Efficiency at a price
Nigeria's key revenue collection agencies spent $559 million on operational costs between January and November 2024, accounting for 2.51% of the total revenue collected.
Despite improved technology that has made revenue collection more efficient, the cost of revenue collection by Nigeria's key agencies—Nigeria Customs Service (NCS), Federal Inland Revenue Service (FIRS), and Nigerian Upstream Petroleum Regulatory Commission (NUPRC)—has continued to rise. The three agencies jointly received a total of ₦924.73 billion ($559 million) as part of the cost of revenue collection between January and November 2024. Between January and November 2024, these agencies collectively received ₦924.73 billion for operational costs, accounting for 2.51% of the total ₦36.952 trillion collected. In 2023, they collected ₦22.344 trillion, with a cost of ₦472.13 billion, or 2.11%.
Several agencies in Nigeria have cultivated a habit of testing and discarding technology. From INEC to Customs and the FIRS, these agencies continuously allocate large budgets to acquire technology to ease their operations. While acquiring technology is not inherently bad, it becomes concerning when this practice perpetually consumes national revenue without delivering commensurate value. The cost of revenue collection should decrease with each new piece of technology acquired.
It can be argued that the rising cost of collection incurred by these agencies is justified by increased revenue generation and serves as a morale boost to ensure revenue targets are met (and exceeded). However, this becomes troubling when citizens and businesses see no positive impact. For example, improved efficiency in the FIRS aims to enable businesses and citizens to pay taxes seamlessly, resolve tax disputes promptly, and prevent tax officials from arbitrarily assigning tax debts to individuals. Yet, this is still not the case.
In its pursuit of meeting revenue targets, Customs frustrated the implementation of the six-month import duty waiver from the federal government meant to ease food prices. The Nigeria Customs Service’s website currently prioritises revenue generation over efficient trade facilitation and national security in its mission statement—a detail that speaks volumes.
States, which directly impact citizens’ social well-being, should be prioritised in revenue sharing.
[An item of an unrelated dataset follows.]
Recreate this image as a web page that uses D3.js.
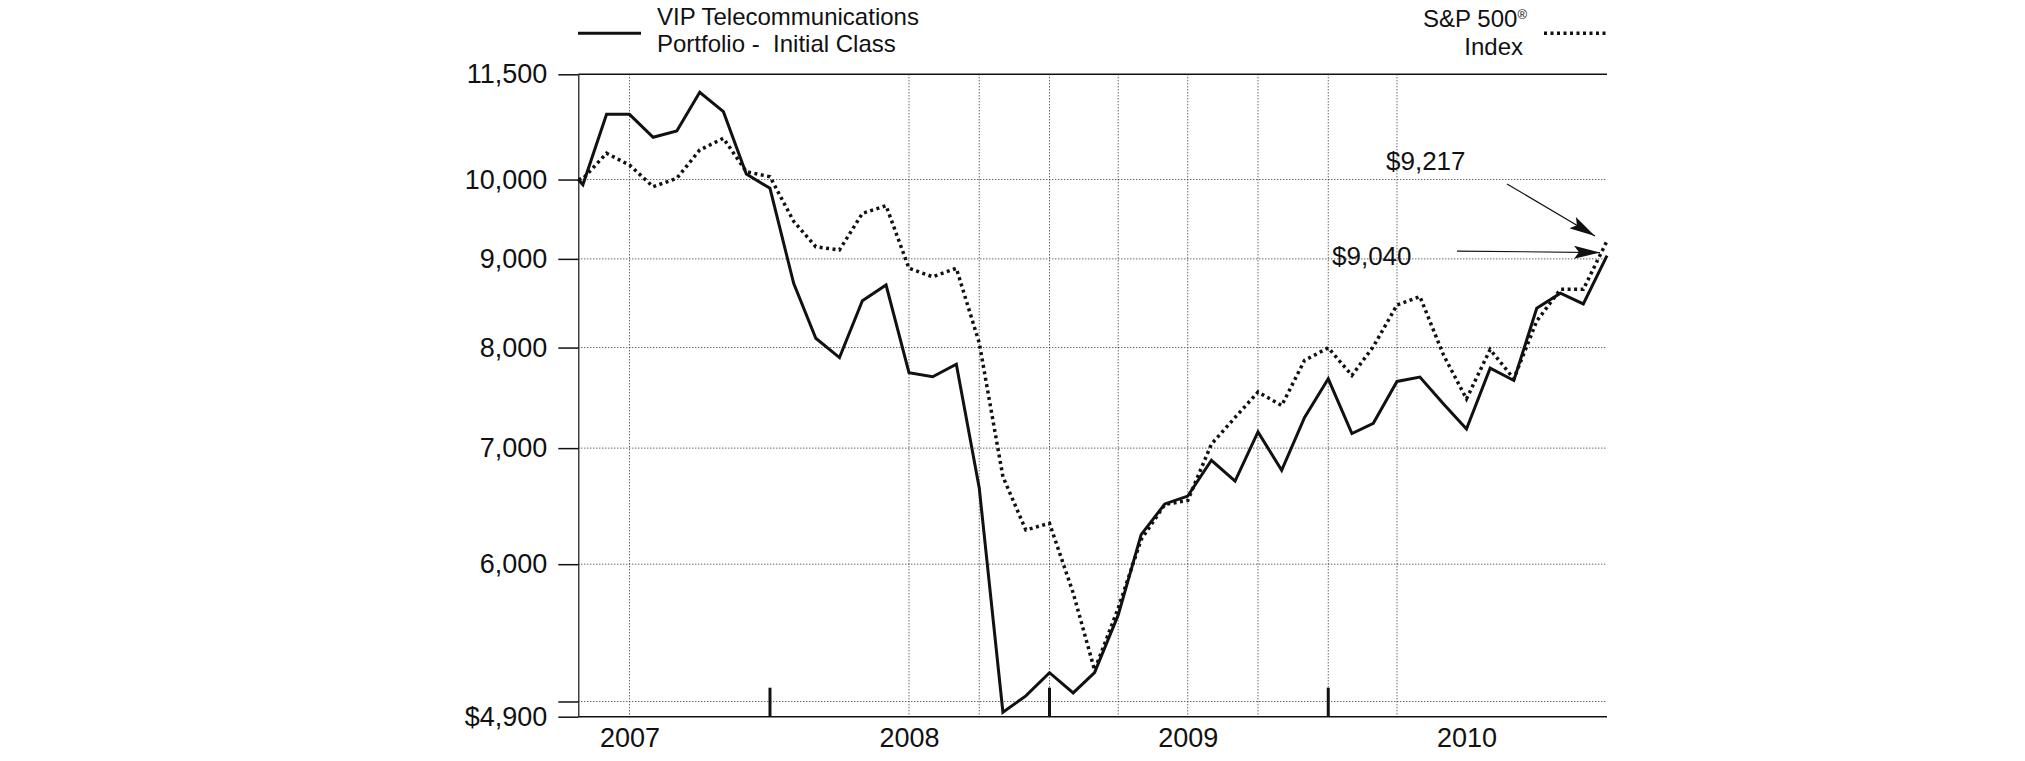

The proposed tax reforms that streamline and eliminate the revenue generation duties of certain agencies are a step in the right direction. Unfortunately, these reforms will also necessitate additional technology, further expanding Nigeria’s already bulging bouquet of administrative software.
A key provision of the Tinubu administration’s Tax Reform Proposals is the establishment of the Nigeria Revenue Service (NRS), which would fully replace the FIRS and assume the tax collection responsibilities of all other federal government agencies. Modelled after the UK’s HMRC (His Majesty’s Revenue and Customs), the NRS is designed to make tax collection more effective and efficient while allowing other agencies to focus on their core law enforcement duties. However, President Tinubu must overcome opposition to the reform from politicians in Northern Nigeria and secure the National Assembly’s passage of the Tax Reform Bills into law before the NRS can be realised.